Actual buildings (above) whose CAD model (below)
is highly compressible,

Compression-Aware Algorithms Project

This project is based in the Department of Computer Science at the University of Virginia, and is supported by the National Science Foundation under grant III-1117684,

The people involved in this research are professors Gabriel Robins (PI) and abhi Shelat (co-PI), and graduate students Nathan Brunelle, Michael Skalak, and Robbie Hott.

Motivation and Overview

A data avalanche is sweeping and permeating all sectors of society, including industry, government, and academia. Achieving the full transformative potential of this deluge of data requires addressing new and open questions, especially with respect to the scalability of data creation, storage, and processing. In particular, while much data is stored in compressed format, very few classic data processing algorithms are able to process compressed data. Thus the rate of growth of common datasets is far outpacing algorithmic capability.

To address this growing disconnect, this project is developing a general framework for compression-aware algorithms that operate directly on compressed massive datasets. Each algorithm's speed and memory space performance can dramatically improve with the input's compressibility (i.e., descriptive complexity), rather than depend solely on the input size. This improvement derives from leveraging highly repetitive or parametrically specified input structures, leading to much smaller inputs (and outputs), and enabling algorithms to manipulate very large composite objects while interacting only with their succinct descriptions.

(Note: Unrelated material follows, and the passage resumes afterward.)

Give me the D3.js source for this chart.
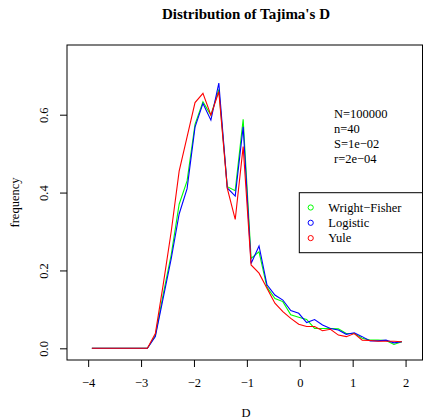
<!DOCTYPE html>
<html>
<head>
<meta charset="utf-8">
<script src="https://cdnjs.cloudflare.com/ajax/libs/d3/7.8.5/d3.min.js"></script>
<style>
  body { margin: 0; background: #fff; }
  svg { display: block; font-family: "Liberation Serif", "Times New Roman", serif; }
</style>
</head>
<body>
<svg width="423" height="419"></svg>
<script>
// bin centres of Tajima's D
var dVals = [-3.93, -3.78, -3.63, -3.48, -3.33, -3.18, -3.03, -2.88, -2.73, -2.58,
             -2.43, -2.28, -2.13, -1.98, -1.83, -1.68, -1.53, -1.37, -1.22, -1.07,
             -0.92, -0.77, -0.62, -0.47, -0.32, -0.17, -0.02, 0.13, 0.28, 0.43,
             0.58, 0.73, 0.88, 1.03, 1.18, 1.33, 1.48, 1.63, 1.78, 1.93];

var wrightFisher = [0, 0, 0, 0, 0, 0, 0, 0, 0.033, 0.14,
                    0.24, 0.37, 0.43, 0.575, 0.633, 0.599, 0.665, 0.415, 0.405, 0.588,
                    0.231, 0.248, 0.157, 0.128, 0.120, 0.086, 0.080, 0.074, 0.051, 0.051,
                    0.051, 0.050, 0.038, 0.038, 0.026, 0.021, 0.021, 0.020, 0.010, 0.017];

var logistic = [0, 0, 0, 0, 0, 0, 0, 0, 0.030, 0.13,
                0.23, 0.345, 0.41, 0.568, 0.629, 0.586, 0.681, 0.412, 0.391, 0.569,
                0.218, 0.263, 0.163, 0.137, 0.124, 0.097, 0.090, 0.066, 0.074, 0.060,
                0.051, 0.047, 0.036, 0.040, 0.030, 0.019, 0.019, 0.021, 0.014, 0.017];

var yule = [0, 0, 0, 0, 0, 0, 0, 0, 0.038, 0.165,
            0.30, 0.455, 0.543, 0.631, 0.655, 0.599, 0.659, 0.411, 0.331, 0.518,
            0.214, 0.193, 0.154, 0.116, 0.094, 0.077, 0.062, 0.056, 0.056, 0.045,
            0.049, 0.034, 0.030, 0.038, 0.021, 0.020, 0.018, 0.018, 0.018, 0.017];

var seriesNames = ["Wright\u2212Fisher", "Logistic", "Yule"];
var seriesColors = ["#00ff00", "#0000ff", "#ff0000"];
var xTicks = [-4, -3, -2, -1, 0, 1, 2];
var yTicks = [0, 0.2, 0.4, 0.6];
var paramLines = ["N=100000", "n=40", "S=1e\u221202", "r=2e\u221204"];

var svg = d3.select("svg"),
    box = { left: 67, right: 422.5, top: 45, bottom: 360 };

var x = d3.scaleLinear().domain([-4.4, 2.32]).range([box.left, box.right]),
    y = d3.scaleLinear().domain([-0.030, 0.779]).range([box.bottom, box.top]);

var fmtX = d3.format("d"),
    fmtY = d3.format(".1f");

// title
svg.append("text")
    .attr("x", 246)
    .attr("y", 19)
    .attr("text-anchor", "middle")
    .attr("font-weight", "bold")
    .attr("font-size", 15)
    .text("Distribution of Tajima's D");

// x axis
var xAxis = svg.append("g")
    .attr("transform", "translate(0," + box.bottom + ")")
    .call(d3.axisBottom(x).tickValues(xTicks).tickFormat(fmtX).tickSize(7).tickSizeOuter(0));
xAxis.select(".domain").remove();
xAxis.selectAll("text")
    .attr("y", 23.3)
    .attr("dy", "0.32em")
    .attr("font-size", 12.5)
    .attr("font-family", "Liberation Serif, serif");

// y axis
var yAxis = svg.append("g")
    .attr("transform", "translate(" + box.left + ",0)")
    .call(d3.axisLeft(y).tickValues(yTicks).tickFormat(fmtY).tickSize(7).tickSizeOuter(0));
yAxis.select(".domain").remove();
yAxis.selectAll("text")
    .attr("x", null)
    .attr("text-anchor", "middle")
    .attr("dy", "0.32em")
    .attr("transform", "translate(-23,0) rotate(-90)")
    .attr("font-size", 12.5)
    .attr("font-family", "Liberation Serif, serif");

// axis titles
svg.append("text")
    .attr("x", 246)
    .attr("y", 413)
    .attr("dy", "0.32em")
    .attr("text-anchor", "middle")
    .attr("font-size", 12.5)
    .text("D");

svg.append("text")
    .attr("transform", "translate(15," + ((box.top + box.bottom) / 2) + ") rotate(-90)")
    .attr("dy", "0.32em")
    .attr("text-anchor", "middle")
    .attr("font-size", 12.5)
    .text("frequency");

// lines
var line = d3.line()
    .x(function(d, i) { return x(dVals[i]); })
    .y(function(d) { return y(d); });

[wrightFisher, logistic, yule].forEach(function(s, i) {
    svg.append("path")
        .datum(s)
        .attr("fill", "none")
        .attr("stroke", seriesColors[i])
        .attr("stroke-width", 1.1)
        .attr("d", line);
});

// plot box
svg.append("rect")
    .attr("x", box.left)
    .attr("y", box.top)
    .attr("width", box.right - box.left)
    .attr("height", box.bottom - box.top)
    .attr("fill", "none")
    .attr("stroke", "#000");

// parameter text
svg.append("g").selectAll("text")
    .data(paramLines)
    .enter().append("text")
    .attr("x", 334)
    .attr("y", function(d, i) { return 118 + i * 15; })
    .attr("font-size", 12.5)
    .text(function(d) { return d; });

// legend
var legend = svg.append("g");
legend.append("rect")
    .attr("x", 299.3)
    .attr("y", 192.7)
    .attr("width", box.right - 299.3)
    .attr("height", 60)
    .attr("fill", "#fff")
    .attr("stroke", "#000");

var rows = legend.selectAll(".row")
    .data(seriesNames)
    .enter().append("g")
    .attr("class", "row")
    .attr("transform", function(d, i) { return "translate(0," + (207.5 + i * 15.3) + ")"; });

rows.append("circle")
    .attr("cx", 310.7)
    .attr("r", 2.6)
    .attr("fill", "none")
    .attr("stroke", function(d, i) { return seriesColors[i]; });

rows.append("text")
    .attr("x", 328.3)
    .attr("dy", "0.32em")
    .attr("font-size", 12.5)
    .text(function(d) { return d; });
</script>
</body>
</html>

We are devising compression-aware algorithms in several classical domains, including for geometric, graph-based, and numerical applications such as sorting and searching.

This project also investigates algorithmically-aware compression schemes specifically designed to allow efficient computations directly on the compressed data. We are also devising new compression-aware data structures that can efficiently handle and store compressed inputs, while still allowing standard queries and access to that data. Our algorithmic contributions will be validated with experiments on both real and synthetic massive data sets. This principled compression-aware algorithms methodology has wide applicability across numerous diverse areas, including networks, bioinformatics, databases, computer graphics, artificial intelligence, geographic information systems, integrated circuit design, and computer-aided engineering.

The intellectual merit of this proposal stems from its broad conceptualization of new families of compression-aware algorithms that will operate directly on massive compressed datasets, coupled with a focus on new applications and practical considerations. This project will design more sophisticated and efficient algorithms, and will enable the processing and mining of very large datasets in numerous areas across academia, industry and government. This project is also training students, conducting outreach, and helping to produce key curricula components in the area of data mining, compression-aware algorithms, optimization, and approximation, and operations research.

The broader impact of the proposed research lies in increasing the efficacy and utility of future compression-aware algorithms and approximation schemes across a wide spectrum of fields, with clear benefits to science, society, and the economy. Data mining and computational sciences have attracted much attention in recent years, but runaway data volumes have swamped existing algorithms and stifled progress. The formulations, algorithms, codes, and theories being developed by this project will help usher in future efficient and practical algorithms and heuristics, and fundamentally change the way in which organizations generate, collect, process, utilize, and mine large datasets.

Preliminary Results

We obtained a series of interesting results on compression-aware algorithmic variants of classical problems in sorting and searching, including order-statistics (i.e., "selection" or finding the kth largest element). Our new compression-aware algorithms are able to sort and search lists compressed using either the standard Lempel-Ziv-77 compression scheme, unions of arithmetic progressions, or using context-free grammar -based compressions. In all cases our new algorithms have substantially faster run times than their classical counterparts.

Some of our findings thus far are summarized in the following draft:

  • Brunelle, N., Robins, G., and Shelat, a., Sorting a Compressed List, June, 2012

    These preliminary results are very encouraging, and demonstrate that this general research area of compression-aware algorithms is ripe with new and useful results that await discovery. We are currently developing additonal compression-aware algorithms for other problem areas, and implementing and benchmarking our new algorithms. We will soon make our results, implementations, and benchmarks available to the larger research community.